─── GIVEN RECORDS ───

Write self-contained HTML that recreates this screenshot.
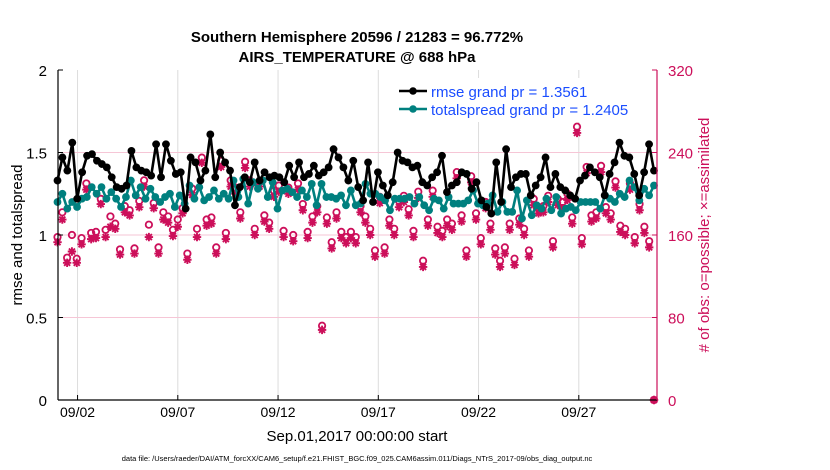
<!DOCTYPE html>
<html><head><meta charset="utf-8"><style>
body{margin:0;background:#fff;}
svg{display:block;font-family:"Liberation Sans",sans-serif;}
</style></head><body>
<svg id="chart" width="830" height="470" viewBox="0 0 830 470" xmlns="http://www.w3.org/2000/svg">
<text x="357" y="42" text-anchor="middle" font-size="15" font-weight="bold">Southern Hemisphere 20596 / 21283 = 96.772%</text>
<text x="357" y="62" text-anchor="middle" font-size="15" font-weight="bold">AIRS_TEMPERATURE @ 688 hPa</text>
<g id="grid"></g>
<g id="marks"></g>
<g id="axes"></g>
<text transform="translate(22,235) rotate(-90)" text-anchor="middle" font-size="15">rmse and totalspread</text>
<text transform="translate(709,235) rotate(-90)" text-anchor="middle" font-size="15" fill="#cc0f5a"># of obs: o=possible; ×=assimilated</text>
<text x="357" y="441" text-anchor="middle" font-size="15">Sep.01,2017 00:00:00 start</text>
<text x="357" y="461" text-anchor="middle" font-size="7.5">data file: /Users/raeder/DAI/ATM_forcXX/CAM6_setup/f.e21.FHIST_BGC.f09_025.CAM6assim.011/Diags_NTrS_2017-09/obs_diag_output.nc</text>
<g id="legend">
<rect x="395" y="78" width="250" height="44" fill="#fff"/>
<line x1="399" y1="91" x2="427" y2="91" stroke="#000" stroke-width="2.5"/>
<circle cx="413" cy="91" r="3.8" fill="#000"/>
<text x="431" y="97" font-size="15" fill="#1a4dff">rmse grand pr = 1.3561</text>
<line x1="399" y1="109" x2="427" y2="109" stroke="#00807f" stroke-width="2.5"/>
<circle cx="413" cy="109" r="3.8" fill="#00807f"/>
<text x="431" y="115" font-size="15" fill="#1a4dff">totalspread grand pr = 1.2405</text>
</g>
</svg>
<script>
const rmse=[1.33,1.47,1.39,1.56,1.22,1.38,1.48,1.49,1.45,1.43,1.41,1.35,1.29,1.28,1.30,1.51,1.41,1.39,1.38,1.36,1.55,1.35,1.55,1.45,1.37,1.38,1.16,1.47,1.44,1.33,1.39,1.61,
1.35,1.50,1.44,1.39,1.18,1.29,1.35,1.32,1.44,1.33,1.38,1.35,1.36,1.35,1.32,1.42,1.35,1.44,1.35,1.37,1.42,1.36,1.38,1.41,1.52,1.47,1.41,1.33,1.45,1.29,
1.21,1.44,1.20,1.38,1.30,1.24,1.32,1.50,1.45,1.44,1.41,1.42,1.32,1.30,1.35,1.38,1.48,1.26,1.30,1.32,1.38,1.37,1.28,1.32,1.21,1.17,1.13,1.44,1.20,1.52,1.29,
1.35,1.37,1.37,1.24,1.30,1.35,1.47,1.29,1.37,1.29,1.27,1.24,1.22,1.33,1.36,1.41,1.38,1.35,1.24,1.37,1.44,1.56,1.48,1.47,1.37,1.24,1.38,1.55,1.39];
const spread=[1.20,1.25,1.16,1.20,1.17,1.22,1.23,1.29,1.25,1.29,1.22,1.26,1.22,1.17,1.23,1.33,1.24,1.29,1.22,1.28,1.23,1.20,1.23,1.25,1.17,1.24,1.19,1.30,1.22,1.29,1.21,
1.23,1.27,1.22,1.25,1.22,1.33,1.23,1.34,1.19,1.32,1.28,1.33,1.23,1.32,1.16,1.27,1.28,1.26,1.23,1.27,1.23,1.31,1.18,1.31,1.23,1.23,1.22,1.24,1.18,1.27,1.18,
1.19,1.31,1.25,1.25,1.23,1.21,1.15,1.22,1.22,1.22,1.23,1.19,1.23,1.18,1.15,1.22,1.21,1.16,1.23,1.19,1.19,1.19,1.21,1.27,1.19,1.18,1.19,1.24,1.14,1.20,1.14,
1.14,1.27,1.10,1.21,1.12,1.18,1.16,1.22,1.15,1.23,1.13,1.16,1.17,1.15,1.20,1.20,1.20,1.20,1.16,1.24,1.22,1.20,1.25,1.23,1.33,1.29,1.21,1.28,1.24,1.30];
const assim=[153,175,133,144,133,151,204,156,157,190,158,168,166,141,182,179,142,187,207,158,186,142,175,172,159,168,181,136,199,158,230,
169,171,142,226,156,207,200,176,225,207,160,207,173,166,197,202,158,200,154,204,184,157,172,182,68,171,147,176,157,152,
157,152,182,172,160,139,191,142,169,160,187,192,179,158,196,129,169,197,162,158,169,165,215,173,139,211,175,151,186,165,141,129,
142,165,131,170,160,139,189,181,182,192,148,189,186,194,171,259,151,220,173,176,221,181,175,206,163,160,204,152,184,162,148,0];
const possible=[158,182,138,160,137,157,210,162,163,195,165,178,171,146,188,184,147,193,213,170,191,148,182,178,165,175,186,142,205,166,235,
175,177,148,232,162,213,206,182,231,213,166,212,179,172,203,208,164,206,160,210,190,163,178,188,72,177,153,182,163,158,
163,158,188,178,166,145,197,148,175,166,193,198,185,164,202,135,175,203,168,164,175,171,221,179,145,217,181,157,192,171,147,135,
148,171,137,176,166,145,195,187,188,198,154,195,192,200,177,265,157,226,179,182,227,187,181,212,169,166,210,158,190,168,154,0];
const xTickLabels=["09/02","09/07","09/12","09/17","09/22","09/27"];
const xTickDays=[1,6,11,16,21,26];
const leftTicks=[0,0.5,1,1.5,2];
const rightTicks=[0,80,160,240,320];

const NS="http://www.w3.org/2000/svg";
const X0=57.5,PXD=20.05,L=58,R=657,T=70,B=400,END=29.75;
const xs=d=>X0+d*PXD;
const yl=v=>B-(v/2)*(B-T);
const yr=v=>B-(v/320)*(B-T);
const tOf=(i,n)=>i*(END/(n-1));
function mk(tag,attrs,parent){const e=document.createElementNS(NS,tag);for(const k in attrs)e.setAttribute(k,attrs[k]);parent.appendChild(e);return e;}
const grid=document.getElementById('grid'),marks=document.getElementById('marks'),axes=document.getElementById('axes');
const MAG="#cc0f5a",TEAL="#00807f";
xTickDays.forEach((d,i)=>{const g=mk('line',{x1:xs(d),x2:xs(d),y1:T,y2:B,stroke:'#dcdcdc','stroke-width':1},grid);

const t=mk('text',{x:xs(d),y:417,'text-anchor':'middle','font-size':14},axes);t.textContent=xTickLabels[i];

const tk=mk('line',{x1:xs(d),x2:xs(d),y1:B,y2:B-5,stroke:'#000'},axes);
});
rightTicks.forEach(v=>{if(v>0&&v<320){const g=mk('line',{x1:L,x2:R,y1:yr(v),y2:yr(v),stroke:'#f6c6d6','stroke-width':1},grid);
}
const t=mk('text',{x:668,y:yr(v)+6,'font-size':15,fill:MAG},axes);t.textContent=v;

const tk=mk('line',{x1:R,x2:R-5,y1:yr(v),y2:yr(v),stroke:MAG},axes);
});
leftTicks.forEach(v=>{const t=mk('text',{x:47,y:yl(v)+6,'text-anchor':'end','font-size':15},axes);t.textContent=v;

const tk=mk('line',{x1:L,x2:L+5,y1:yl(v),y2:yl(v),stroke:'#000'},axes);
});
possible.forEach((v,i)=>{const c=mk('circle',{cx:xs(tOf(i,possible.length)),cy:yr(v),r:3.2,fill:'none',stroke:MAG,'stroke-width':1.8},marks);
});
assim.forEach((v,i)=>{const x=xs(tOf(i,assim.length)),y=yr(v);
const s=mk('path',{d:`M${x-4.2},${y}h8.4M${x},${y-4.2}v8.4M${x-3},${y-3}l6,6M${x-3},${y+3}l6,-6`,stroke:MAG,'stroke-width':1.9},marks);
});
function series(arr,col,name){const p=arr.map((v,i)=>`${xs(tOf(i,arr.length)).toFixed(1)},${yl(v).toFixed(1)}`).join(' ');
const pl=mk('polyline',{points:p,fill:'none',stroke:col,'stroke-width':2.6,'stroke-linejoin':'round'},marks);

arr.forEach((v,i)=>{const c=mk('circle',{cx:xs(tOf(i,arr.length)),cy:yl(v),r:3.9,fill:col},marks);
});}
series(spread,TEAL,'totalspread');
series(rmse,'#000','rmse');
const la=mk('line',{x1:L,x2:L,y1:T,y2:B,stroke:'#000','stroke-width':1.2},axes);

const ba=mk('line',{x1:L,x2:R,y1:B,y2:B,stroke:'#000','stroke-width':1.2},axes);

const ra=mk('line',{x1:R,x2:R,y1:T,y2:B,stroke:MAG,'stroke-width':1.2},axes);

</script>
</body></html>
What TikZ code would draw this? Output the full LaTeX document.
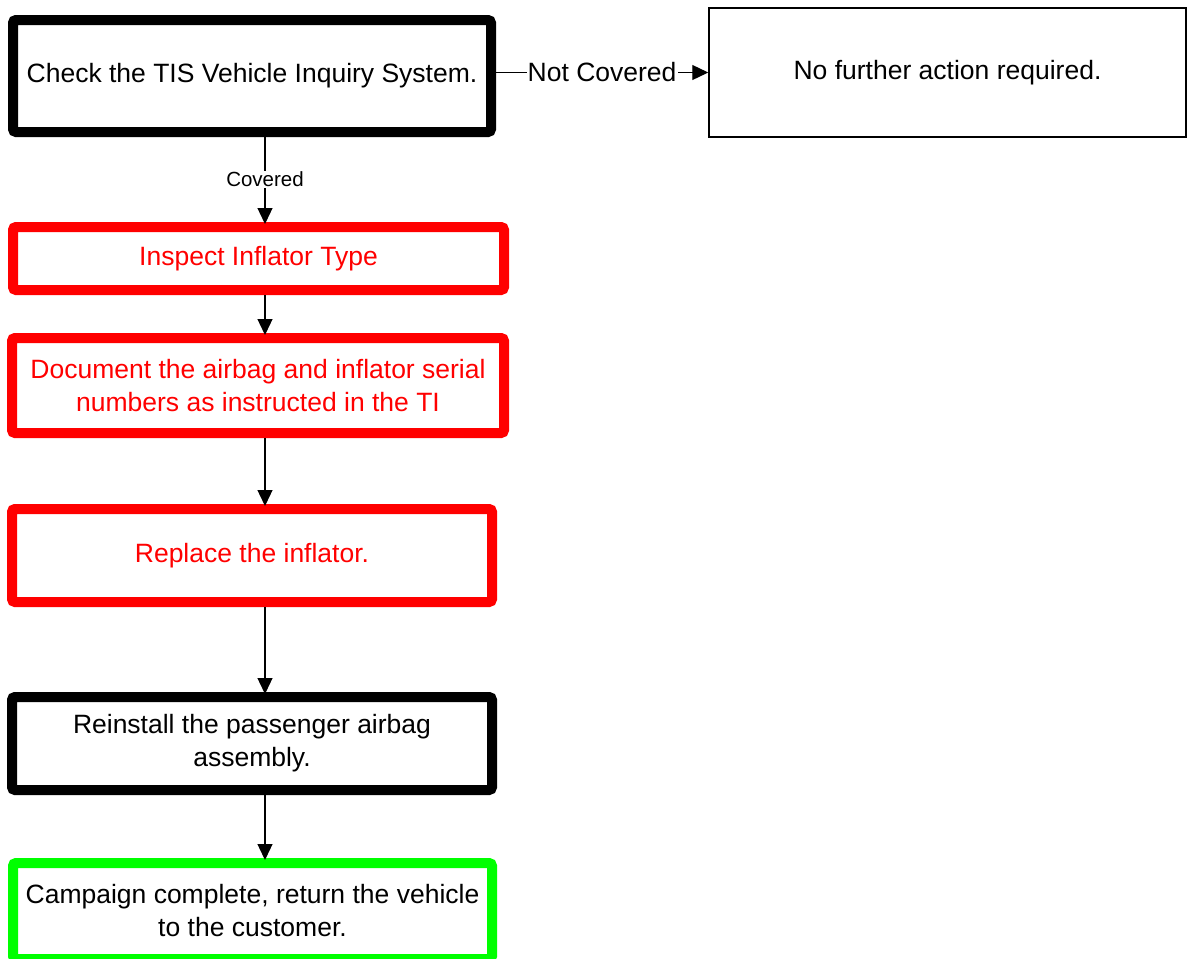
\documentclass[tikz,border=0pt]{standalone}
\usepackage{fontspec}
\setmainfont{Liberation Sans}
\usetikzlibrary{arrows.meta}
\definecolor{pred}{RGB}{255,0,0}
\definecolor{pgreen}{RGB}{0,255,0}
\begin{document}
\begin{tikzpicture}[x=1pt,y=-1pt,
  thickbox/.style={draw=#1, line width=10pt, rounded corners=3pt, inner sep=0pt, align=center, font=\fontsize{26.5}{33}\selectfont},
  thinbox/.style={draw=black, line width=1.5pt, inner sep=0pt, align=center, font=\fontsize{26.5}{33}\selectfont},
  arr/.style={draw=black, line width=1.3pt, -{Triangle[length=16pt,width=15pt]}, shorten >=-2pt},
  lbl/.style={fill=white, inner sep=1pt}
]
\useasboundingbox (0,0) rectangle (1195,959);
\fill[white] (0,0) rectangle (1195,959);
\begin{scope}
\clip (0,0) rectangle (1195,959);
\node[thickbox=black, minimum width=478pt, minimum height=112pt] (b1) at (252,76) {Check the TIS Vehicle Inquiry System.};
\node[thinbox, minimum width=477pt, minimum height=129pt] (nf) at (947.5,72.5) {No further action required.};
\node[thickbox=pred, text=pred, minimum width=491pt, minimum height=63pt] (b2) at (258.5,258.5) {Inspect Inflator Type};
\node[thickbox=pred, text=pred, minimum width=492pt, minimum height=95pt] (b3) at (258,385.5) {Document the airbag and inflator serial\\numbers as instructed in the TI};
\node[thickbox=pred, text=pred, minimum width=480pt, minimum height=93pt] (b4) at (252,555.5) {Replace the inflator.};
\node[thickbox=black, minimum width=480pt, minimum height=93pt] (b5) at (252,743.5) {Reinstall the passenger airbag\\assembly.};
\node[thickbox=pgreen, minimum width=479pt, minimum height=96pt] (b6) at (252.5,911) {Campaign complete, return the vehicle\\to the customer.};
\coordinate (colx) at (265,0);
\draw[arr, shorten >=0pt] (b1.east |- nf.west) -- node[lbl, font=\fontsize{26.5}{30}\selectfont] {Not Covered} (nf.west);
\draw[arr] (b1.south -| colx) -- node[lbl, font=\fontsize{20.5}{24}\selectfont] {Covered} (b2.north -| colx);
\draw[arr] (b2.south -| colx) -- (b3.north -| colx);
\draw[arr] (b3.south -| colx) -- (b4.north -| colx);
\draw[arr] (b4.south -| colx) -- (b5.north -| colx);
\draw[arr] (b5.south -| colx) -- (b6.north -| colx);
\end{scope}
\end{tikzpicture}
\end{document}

───

* _EXERCISE DETAILS_
Using the material above, gather every line that includes "this".

* _RESULT OF THE TASK_
Write self-contained HTML that recreates this screenshot.
What TikZ code would draw this? Output the full LaTeX document.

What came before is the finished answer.